How to sample from the validation set when using Trainer?

When using the Trainer, e.g.

# set training arguments - these params are not really tuned, feel free to change
training_args = Seq2SeqTrainingArguments(
    output_dir="./",
    evaluation_strategy="steps",
    per_device_train_batch_size=50,
    per_device_eval_batch_size=10,
    predict_with_generate=True,
    logging_steps=2,  # set to 1000 for full training
    save_steps=16,    # set to 500 for full training
    eval_steps=4,     # set to 8000 for full training
    warmup_steps=1,   # set to 2000 for full training
    max_steps=16,     # delete for full training
    # overwrite_output_dir=True,
    save_total_limit=1,
    #fp16=True, 
)

# instantiate trainer
trainer = Seq2SeqTrainer(
    model=multibert,
    tokenizer=tokenizer,
    args=training_args,
    train_dataset=train_data.with_format("torch"),
    eval_dataset=eval_data.with_format("torch"),
)

Is there someway to randomly select/sample from the eval_data at every n eval_steps ?

E.g.
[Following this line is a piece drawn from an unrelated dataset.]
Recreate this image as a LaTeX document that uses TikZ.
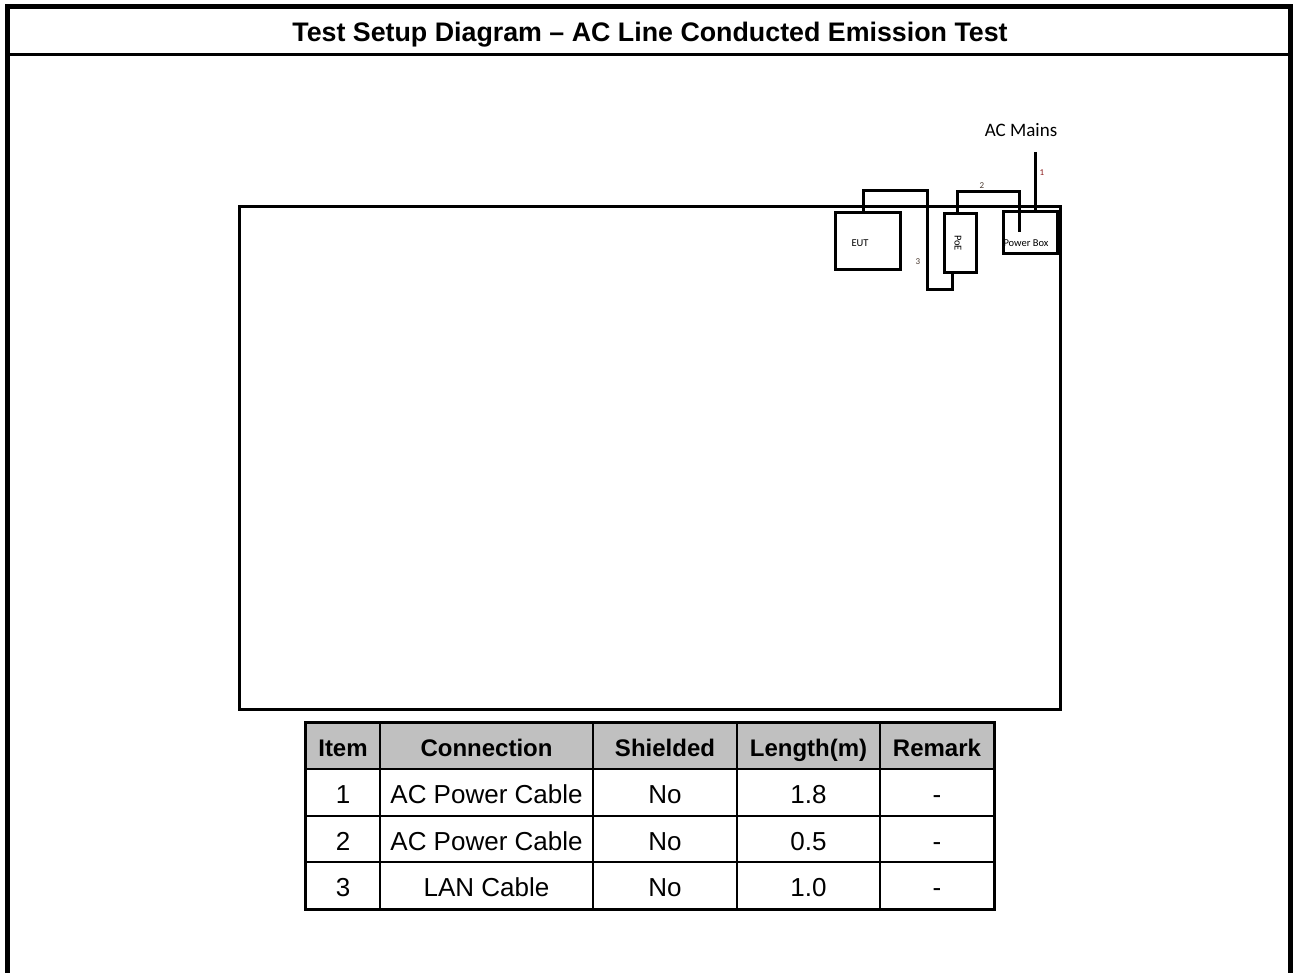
\documentclass[tikz,border=0pt]{standalone}
\usepackage{fontspec}
\setmainfont{Liberation Sans}
\newfontfamily\calibri{Carlito}
\usepackage{tikz}
\usetikzlibrary{positioning}
\definecolor{headgray}{HTML}{C0C0C0}
\definecolor{numred}{HTML}{8B1A1A}
\definecolor{numdark}{HTML}{4A3A30}
\tikzstyle{device}=[draw,line width=3pt,inner sep=0pt]
\tikzstyle{cable} = [draw,line width=3pt]
\tikzstyle{tag} = [font=\calibri\fontsize{10.5}{12}\selectfont,inner sep=0pt]
\tikzstyle{num} = [font=\calibri\fontsize{9}{10}\selectfont,inner sep=0pt]
\tikzstyle{cell} = [draw,line width=2pt,inner sep=0pt,text height=24pt,text depth=2pt,
                    font=\fontsize{26}{30}\selectfont]
\tikzstyle{head} = [cell,fill=headgray,text height=22.5pt,text depth=2pt,
                    font=\bfseries\fontsize{24}{28}\selectfont]

\begin{document}
\begin{tikzpicture}[x=1pt,y=-1pt]
    \useasboundingbox (0,0) rectangle (1295,973);
    % frame and title
    \draw[line width=5pt] (7.5,990) -- (7.5,6.5) -- (1290.5,6.5) -- (1290.5,990);
    \draw[line width=3pt] (7.5,54.5) -- (1290.5,54.5);
    \node[font=\bfseries\fontsize{26.8}{30}\selectfont] (title) at (650,34.5) {Test Setup Diagram -- AC Line Conducted Emission Test};

    % table top and the devices on it
    \node[device, minimum width=821, minimum height=502] (bench) at (649.5,458) {};
    \foreach \pos/\name/\w/\h in {{(867.5,241.5)/eut/65/57}, {(960,243.5)/poe/32/59},
                                  {(1030,233)/pbox/54/42}}
        \node[device, minimum width=\w, minimum height=\h] (\name) at \pos {};
    \node[tag] (eut-txt) at (860,243) {EUT};
    \node[tag, rotate=-90] (poe-txt) at (958,243) {PoE};
    \node[tag] (pbox-txt) at (1026,243) {Power Box};
    \node[font=\calibri\fontsize{19}{22}\selectfont] (mains) at (1021,130) {AC Mains};

    % cables
    \coordinate (mains-end) at (1035,152);
    \coordinate (c2-top) at (1019,192);
    \coordinate (c2-end) at (1019,232);
    \coordinate (c3-top) at (927,191);
    \coordinate (c3-low) at (952,290);
    \path[cable] (mains-end) -- (mains-end |- pbox.north);
    \path[cable] ([xshift=-3pt]poe.north) |- (c2-top) -- (c2-end);
    \path[cable] ([xshift=-4.5pt]eut.north) |- (c3-top) |- (c3-low) -- ([xshift=-8pt]poe.south);
    \node[num, text=numred] (n1) at (1042,173) {1};
    \node[num, text=numdark] (n2) at (982,186) {2};
    \node[num, text=numdark] (n3) at (918,262) {3};

    % cable list
    \foreach \x/\w/\txt [count=\c] in {343/74/Item, 486.5/213/Connection, 665/144/Shielded,
                                       808.5/143/Length(m), 937/114/Remark}
        \node[head, minimum width=\w, minimum height=46] (h\c) at (\x,746) {\txt};
    \foreach \y/\r/\conn/\len in {792.5/1/AC Power Cable/1.8, 839/2/AC Power Cable/0.5,
                                  885.5/3/LAN Cable/1.0} {
        \node[cell, minimum width=74, minimum height=46.5] (r\r-1) at (343,\y) {\r};
        \node[cell, minimum width=213, minimum height=46.5] (r\r-2) at (486.5,\y) {\conn};
        \node[cell, minimum width=144, minimum height=46.5] (r\r-3) at (665,\y) {No};
        \node[cell, minimum width=143, minimum height=46.5] (r\r-4) at (808.5,\y) {\len};
        \node[cell, minimum width=114, minimum height=46.5] (r\r-5) at (937,\y) {-};
    }
    \draw[line width=2.5pt] (h1.north west) rectangle (r3-5.south east);
\end{tikzpicture}
\end{document}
I have tried

eval_data = eval_data.select(range(3000))
...
trainer = Seq2SeqTrainer(
    model=multibert,
    tokenizer=tokenizer,
    args=training_args,
    train_dataset=train_data.with_format("torch"),
    eval_dataset=eval_data.with_format("torch"),
)

But that would be statically defining the eval_data subset before the training. Is it possible to do the selecting during the training and make it kind of select a different subset at every evaluation point?

No that’s not supported. The evaluation dataset has to be fixed.

1 Like

Thanks @sgugger for the prompt reply!